A piece of historical fiction of an incident little remembered today is the subject of the 2023 One Book One Community selection.
The Children’s Blizzard by Melanie Benjamin reveals a little-known story of courage on the prairie, a freak blizzard that struck the Great Plains, threatening the lives of hundreds of immigrant homesteaders -- especially their children.
The morning of January 12, 1888, was unusually mild, following a long cold spell, warm enough for the homesteaders of the Dakota territory to venture out again, and for their children to return to school without their heavy coats -- leaving them unprepared when disaster struck. At just the hour when most prairie schools were letting out for the day, a terrifying, fast-moving blizzard struck without warning. Schoolteachers as young as 16 were suddenly faced with life and death decisions: keep the children inside, to risk freezing to death when fuel ran out, or send them home, praying they wouldn't get lost in the storm?
Based on actual oral histories of survivors, the novel follows the stories of Raina and Gerda Olsen, two sisters, both schoolteachers--one who becomes a hero of the storm, and one who finds herself ostracized in the aftermath. It's also the story of Anette Pedersen, a servant girl whose miraculous survival serves as a turning point in her life and touches the heart of Gavin Woodson, a newspaperman seeking redemption. It is Woodson and others like him who wrote the embellished news stories that lured immigrants across the sea to settle a pitiless land.
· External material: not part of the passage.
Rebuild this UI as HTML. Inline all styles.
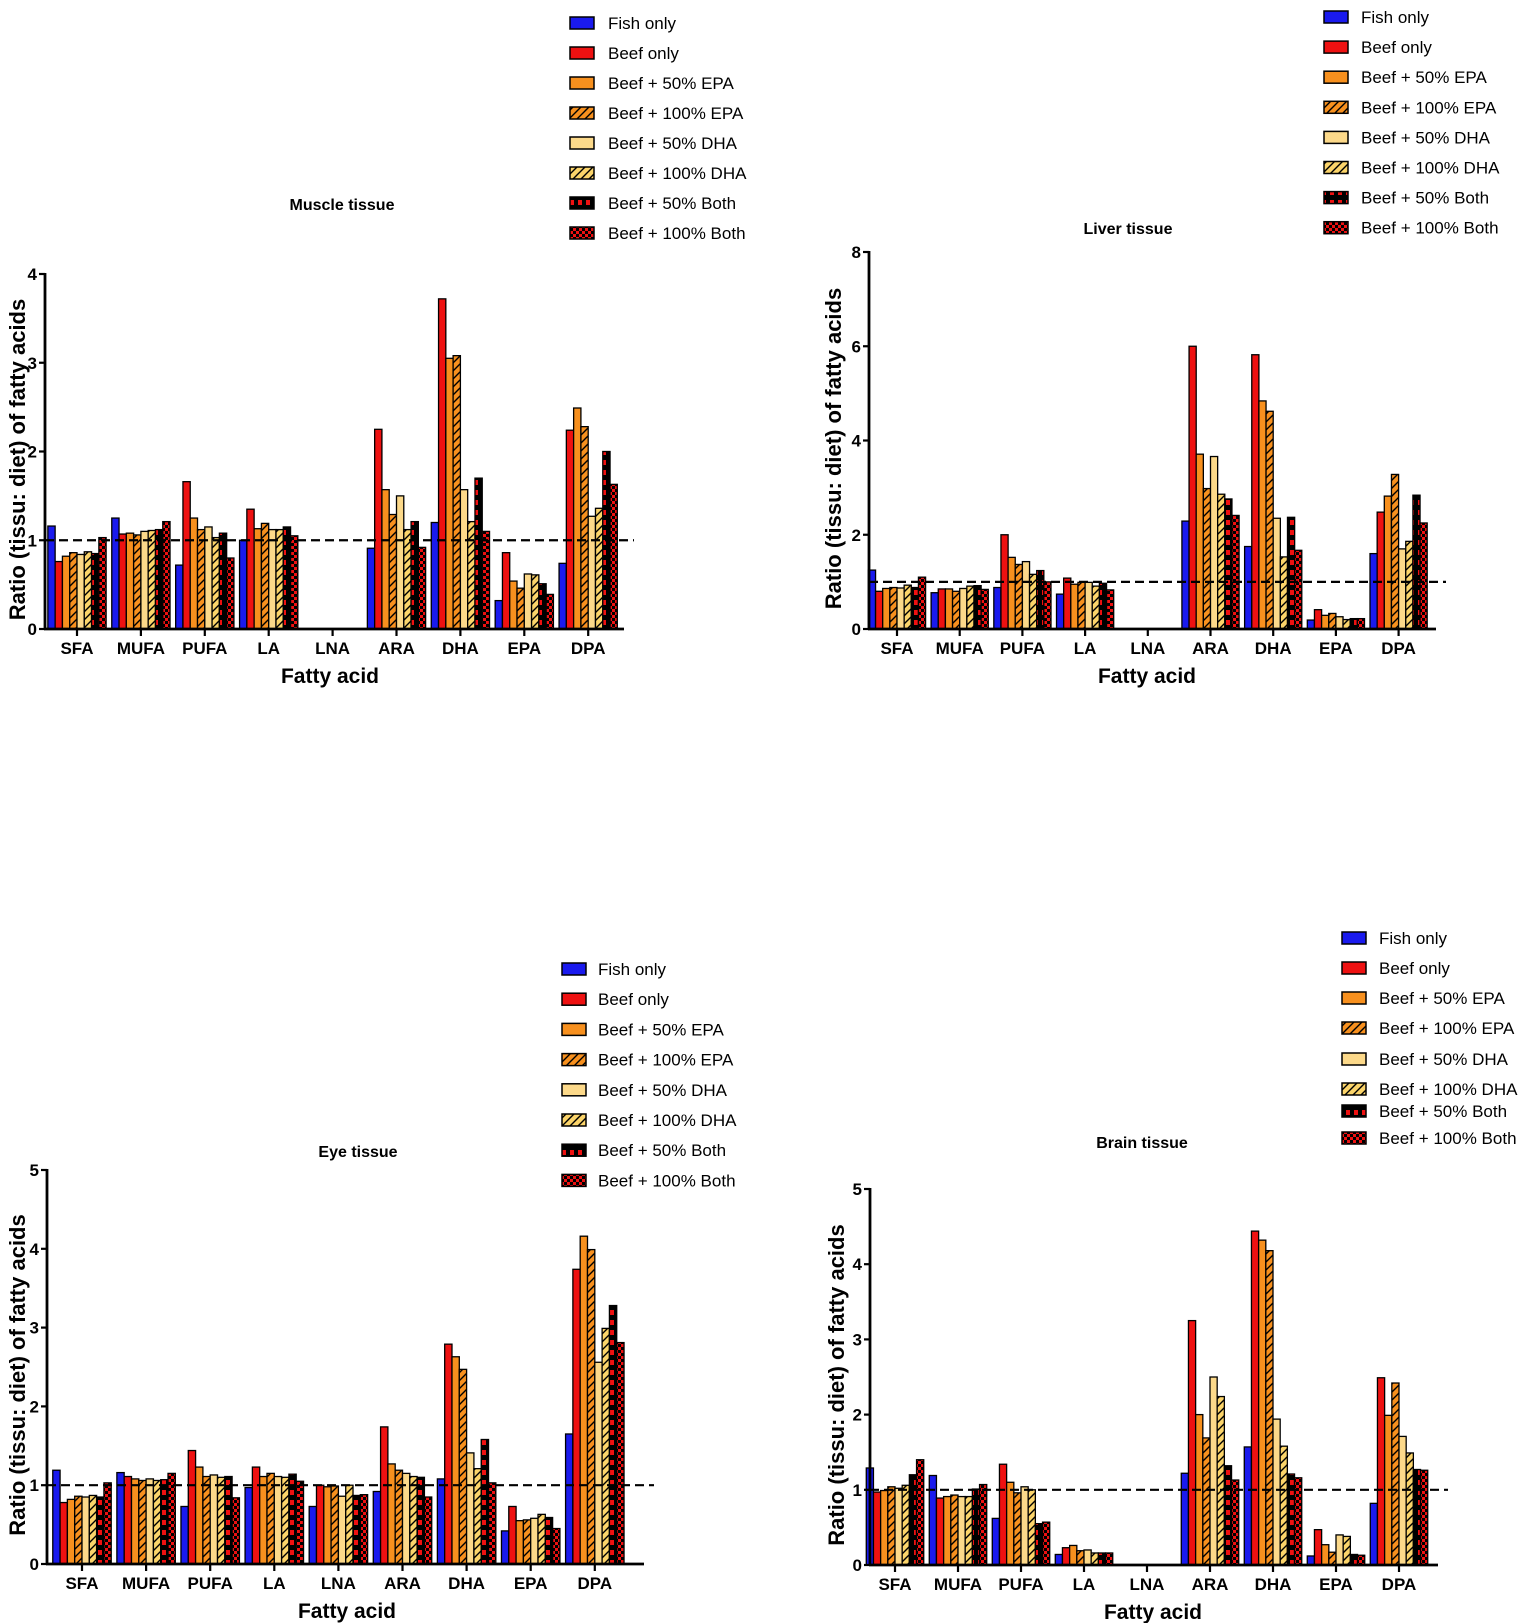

Boosters needed immigrants to settle territories into states, and they didn't care what lies they told them to get them there -- or whose land it originally was.
Benjamin, who has nine titles to her credit with another book to be released next year, will visit Alliance on Thursday, March 23. Programs will be held at Rodman Public Library prior to the author’s visit and details will be forthcoming.
Copies of The Children’s Blizzard will be available for sale at RPL by mid-December.